While I saw that girl’s naked body, I never noticed her stomach. Instead, I noticed that she was gorgeous and strong, and that she did an amazing headstand at the end of the class.
I was able to see my body more clearly than ever. I could actually see my muscles flex when I worked them. I could see my legs quiver and know that I needed a rest. I’ve never gotten such an uninhibited view of my body moving and working. As someone who is (really, truly, painfully) out of shape, it was amazing to see that my body was capable of such amazing things. And I really did feel comfortable and connected to the people around me - so much so that it took me another half hour after the class ended to put my clothes back on.

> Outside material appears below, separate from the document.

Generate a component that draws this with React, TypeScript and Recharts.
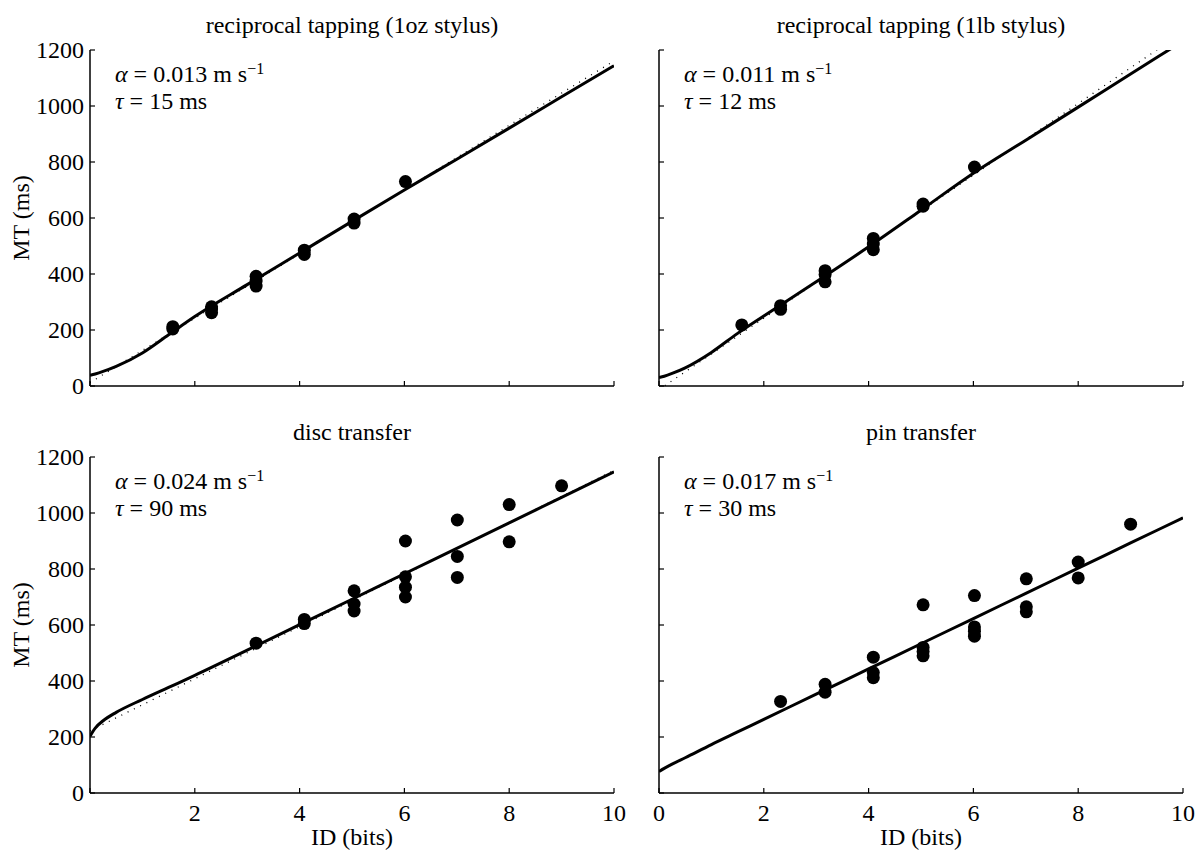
import React from "react";
import { ComposedChart, Scatter, Line, XAxis, YAxis } from "recharts";

const FONT = '"Liberation Serif", "Times New Roman", Times, serif';
const FS = 24;

const xTicks = [0, 2, 4, 6, 8, 10];
const yTicks = [0, 200, 400, 600, 800, 1000, 1200];

const curveX = [0, 0.1, 0.25, 0.5, 1, 1.5, 2, 3, 4, 5, 6, 7, 8, 9, 10];
// x positions for the straight (dotted) guide lines
const guideX = [0, 2, 4, 6, 8, 10];

// reciprocal tapping (1oz stylus)
const tapOzX = [1.58, 1.58, 2.32, 2.32, 2.32, 3.17, 3.17, 3.17, 4.09, 4.09, 5.04, 5.04, 6.02];
const tapOzMT = [212, 204, 283, 275, 262, 392, 375, 357, 485, 470, 596, 582, 730];
const tapOzFit = [38, 43, 52, 70, 118, 183, 248, 362, 475, 588, 700, 810, 921, 1033, 1144];
const tapOzGuide = [12, 242, 472, 701, 931, 1161];

// reciprocal tapping (1lb stylus)
const tapLbX = [1.58, 2.32, 2.32, 3.17, 3.17, 3.17, 4.09, 4.09, 4.09, 5.04, 5.04, 6.02];
const tapLbMT = [218, 287, 274, 412, 398, 372, 527, 507, 487, 650, 642, 782];
const tapLbFit = [30, 35, 45, 65, 120, 188, 250, 372, 497, 628, 760, 878, 996, 1114, 1232];
const tapLbGuide = [-13, 242, 498, 753, 1009, 1264];

// disc transfer
const discX = [3.17, 4.09, 4.09, 5.04, 5.04, 5.04, 6.02, 6.02, 6.02, 6.02, 7.01, 7.01, 7.01, 8.0, 8.0, 9.0];
const discMT = [535, 620, 605, 722, 675, 650, 900, 772, 735, 700, 975, 845, 770, 1030, 897, 1097];
const discFit = [203, 232, 258, 288, 334, 377, 420, 510, 601, 692, 783, 874, 965, 1056, 1147];
const discGuide = [222, 408, 594, 780, 966, 1152];

// pin transfer
const pinX = [2.32, 3.17, 3.17, 4.09, 4.09, 4.09, 5.04, 5.04, 5.04, 5.04, 6.02, 6.02, 6.02, 6.02, 7.01, 7.01, 7.01, 8.0, 8.0, 9.0];
const pinMT = [327, 388, 360, 485, 430, 412, 672, 520, 505, 490, 705, 593, 578, 560, 765, 665, 647, 825, 768, 960];
const pinFit = [77, 88, 103, 126, 173, 218, 263, 353, 443, 533, 623, 713, 803, 893, 983];

const zip = (xs: number[], ys: number[]) => xs.map((x, i) => ({ x, y: ys[i] }));

const PLOT_W = 524;
const PLOT_H = 336;
const Y_W = 88;
const M_TOP = 20;
const M_RIGHT = 30;
const X_H = 44;
const TICK = 5;
const axisLine = { stroke: "#000", strokeWidth: 1.5 };

type PanelProps = {
  title: string;
  alpha: string;
  tau: string;
  left: number;
  top: number;
  points: { x: number; y: number }[];
  fit: { x: number; y: number }[];
  guide?: { x: number; y: number }[];
  xLabels: boolean;
  hideZeroX?: boolean;
  yLabels: boolean;
};

function Panel(p: PanelProps) {
  const bottomTick = (t: any) => {
    const v = t.payload.value;
    const show = p.xLabels && !(p.hideZeroX && v === 0);
    return (
      <g>
        <line x1={t.x} x2={t.x} y1={t.y} y2={t.y - TICK} stroke="#000" strokeWidth={1.2} />
        {show && (
          <text x={t.x} y={t.y + 28} textAnchor="middle" fontFamily={FONT} fontSize={FS} fill="#000">
            {v}
          </text>
        )}
      </g>
    );
  };
  const topTick = (t: any) => (
    <line x1={t.x} x2={t.x} y1={t.y} y2={t.y + TICK} stroke="#000" strokeWidth={1.2} />
  );
  const leftTick = (t: any) => (
    <g>
      <line x1={t.x} x2={t.x + TICK} y1={t.y} y2={t.y} stroke="#000" strokeWidth={1.2} />
      {p.yLabels && (
        <text x={t.x - 6} y={t.y + 8} textAnchor="end" fontFamily={FONT} fontSize={FS} fill="#000">
          {t.payload.value}
        </text>
      )}
    </g>
  );
  const rightTick = (t: any) => (
    <line x1={t.x} x2={t.x - TICK} y1={t.y} y2={t.y} stroke="#000" strokeWidth={1.2} />
  );

  return (
    <>
      <div style={{ position: "absolute", left: p.left - Y_W, top: p.top - M_TOP }}>
        <ComposedChart
          width={PLOT_W + Y_W + M_RIGHT}
          height={PLOT_H + M_TOP + X_H}
          margin={{ top: M_TOP, right: M_RIGHT, bottom: 0, left: 0 }}
        >
          <XAxis
            type="number"
            dataKey="x"
            domain={[0, 10]}
            ticks={xTicks}
            interval={0}
            allowDataOverflow
            height={X_H}
            tickSize={0}
            tickMargin={0}
            tickLine={false}
            axisLine={axisLine}
            tick={bottomTick}
          />
          <XAxis
            xAxisId="top"
            orientation="top"
            type="number"
            dataKey="x"
            domain={[0, 10]}
            ticks={xTicks}
            interval={0}
            height={0}
            tickSize={0}
            tickMargin={0}
            tickLine={false}
            axisLine={axisLine}
            tick={topTick}
          />
          <YAxis
            type="number"
            dataKey="y"
            domain={[0, 1200]}
            ticks={yTicks}
            interval={0}
            allowDataOverflow
            width={Y_W}
            tickSize={0}
            tickMargin={0}
            tickLine={false}
            axisLine={axisLine}
            tick={leftTick}
          />
          <YAxis
            yAxisId="right"
            orientation="right"
            type="number"
            dataKey="y"
            domain={[0, 1200]}
            ticks={yTicks}
            interval={0}
            width={0}
            tickSize={0}
            tickMargin={0}
            tickLine={false}
            axisLine={axisLine}
            tick={rightTick}
          />
          {p.guide && (
            <Line
              data={p.guide}
              dataKey="y"
              type="linear"
              stroke="#000"
              strokeWidth={1.3}
              strokeDasharray="1 6"
              dot={false}
              isAnimationActive={false}
            />
          )}
          <Line
            data={p.fit}
            dataKey="y"
            type="monotone"
            stroke="#000"
            strokeWidth={3}
            dot={false}
            isAnimationActive={false}
          />
          <Scatter
            data={p.points}
            dataKey="y"
            fill="#000"
            isAnimationActive={false}
            shape={(s: any) => <circle cx={s.cx} cy={s.cy} r={6.5} fill="#000" />}
          />
        </ComposedChart>
      </div>
      <div
        style={{
          position: "absolute",
          left: p.left,
          width: PLOT_W,
          top: p.top - 39,
          lineHeight: "28px",
          textAlign: "center",
          fontFamily: FONT,
          fontSize: FS,
          whiteSpace: "nowrap",
        }}
      >
        {p.title}
      </div>
      <div
        style={{
          position: "absolute",
          left: p.left + 25,
          top: p.top + 11,
          lineHeight: "27px",
          fontFamily: FONT,
          fontSize: FS,
          whiteSpace: "nowrap",
        }}
      >
        <i>α</i> = {p.alpha} m s<sup style={{ fontSize: 16, verticalAlign: "8px", lineHeight: 0 }}>−1</sup>
        <br />
        <i>τ</i> = {p.tau} ms
      </div>
    </>
  );
}

export default function App() {
  const xLabelStyle: React.CSSProperties = {
    position: "absolute",
    top: 823,
    width: PLOT_W,
    textAlign: "center",
    lineHeight: "28px",
    fontFamily: FONT,
    fontSize: FS,
  };
  const yLabelStyle = (cy: number): React.CSSProperties => ({
    position: "absolute",
    left: 21,
    top: cy,
    transform: "translate(-50%, -50%) rotate(-90deg)",
    lineHeight: "28px",
    fontFamily: FONT,
    fontSize: FS,
    whiteSpace: "nowrap",
  });

  return (
    <div style={{ position: "absolute", left: 0, top: 0, width: 1197, height: 859, background: "#fff", color: "#000" }}>
      <Panel
        title="reciprocal tapping (1oz stylus)"
        alpha="0.013"
        tau="15"
        left={90}
        top={50}
        points={zip(tapOzX, tapOzMT)}
        fit={zip(curveX, tapOzFit)}
        guide={zip(guideX, tapOzGuide)}
        xLabels={false}
        yLabels
      />
      <Panel
        title="reciprocal tapping (1lb stylus)"
        alpha="0.011"
        tau="12"
        left={659}
        top={50}
        points={zip(tapLbX, tapLbMT)}
        fit={zip(curveX, tapLbFit)}
        guide={zip(guideX, tapLbGuide)}
        xLabels={false}
        yLabels={false}
      />
      <Panel
        title="disc transfer"
        alpha="0.024"
        tau="90"
        left={90}
        top={457}
        points={zip(discX, discMT)}
        fit={zip(curveX, discFit)}
        guide={zip(guideX, discGuide)}
        xLabels
        hideZeroX
        yLabels
      />
      <Panel
        title="pin transfer"
        alpha="0.017"
        tau="30"
        left={659}
        top={457}
        points={zip(pinX, pinMT)}
        fit={zip(curveX, pinFit)}
        xLabels
        yLabels={false}
      />
      <div style={yLabelStyle(218)}>MT (ms)</div>
      <div style={yLabelStyle(625)}>MT (ms)</div>
      <div style={{ ...xLabelStyle, left: 90 }}>ID (bits)</div>
      <div style={{ ...xLabelStyle, left: 659 }}>ID (bits)</div>
    </div>
  );
}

While naked yoga was never sexual, it was incredibly intimate. This was incredibly beneficial to me as I went through a rough breakup a few months ago and haven’t been naked - in both the physical and emotional sense - around another person since. I was allowed to be more vulnerable and free with other people and with myself than I had been in a long time. This class had the most sense of community than any other fitness class I’ve been to. We talked before and after, we laughed during the flow sequences, we exchanged names and worries.
After the class was over, one girl came up to each person and thanked them for being a part of it. Joschi mentioned that naked yoga sometimes opens things up for people.
When I told my friends that I was trying this, most people had the attitude of, “Wow, that’s so great. It sounds so intimidating! That’s something I could never do.” But the whole point is that everyone can do this. Nudity is universal. Bodies are universal.
It was freeing to be naked - and not just in the way that requires a Brazilian.